Bangladeshi military personnel

S M Zia-Ul-Azim (এস এম জিয়া-উল আজিম) is a major general of the Bangladesh Army. He is the chairman of the Bangladesh Rural Electrification Board.

== Career ==
S M Zia-Ul-Azim holds the position of chairman of the Bangladesh Rural Electrification Board (BREB). He also serves as the colonel commandant of the Corps of Electrical Mechanical Engineers within the Bangladesh Army.

Zia-Ul-Azim is an officer from the 23rd BMA Long Course and belongs to the Electrical Mechanical Engineers Corps. He has been involved in distributing relief materials to flood-affected areas in his capacity as BREB chairman. He previously served as the dean of the Faculty of Science and Engineering and head of the Department of Biomedical Engineering (BME) at the Military Institute of Science and Technology (MIST).

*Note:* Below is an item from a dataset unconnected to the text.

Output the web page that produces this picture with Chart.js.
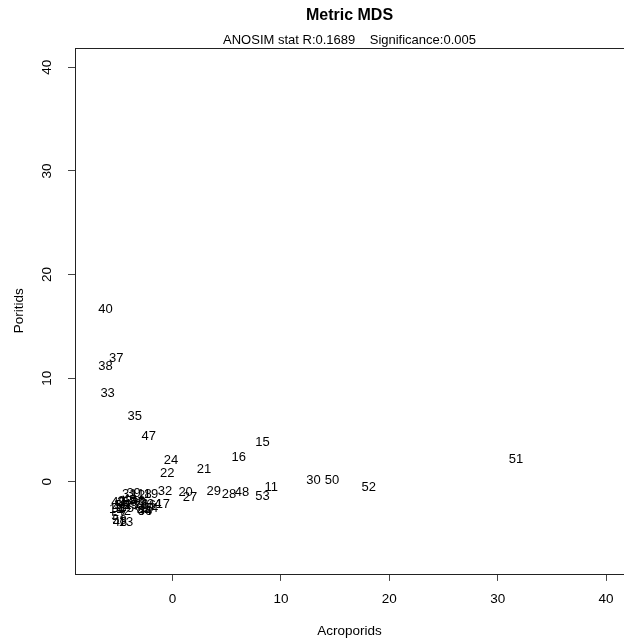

=== UN peacekeeping missions ===
Azim has served in UN peacekeeping missions. As a contingent member, he served in Sierra Leone. As a military observer, he served for a short period in Liberia and Syria, and as a staff officer, he served at the Force Headquarters in Mali.

== Family life ==
SM Zia-ul Azim is married and has one son.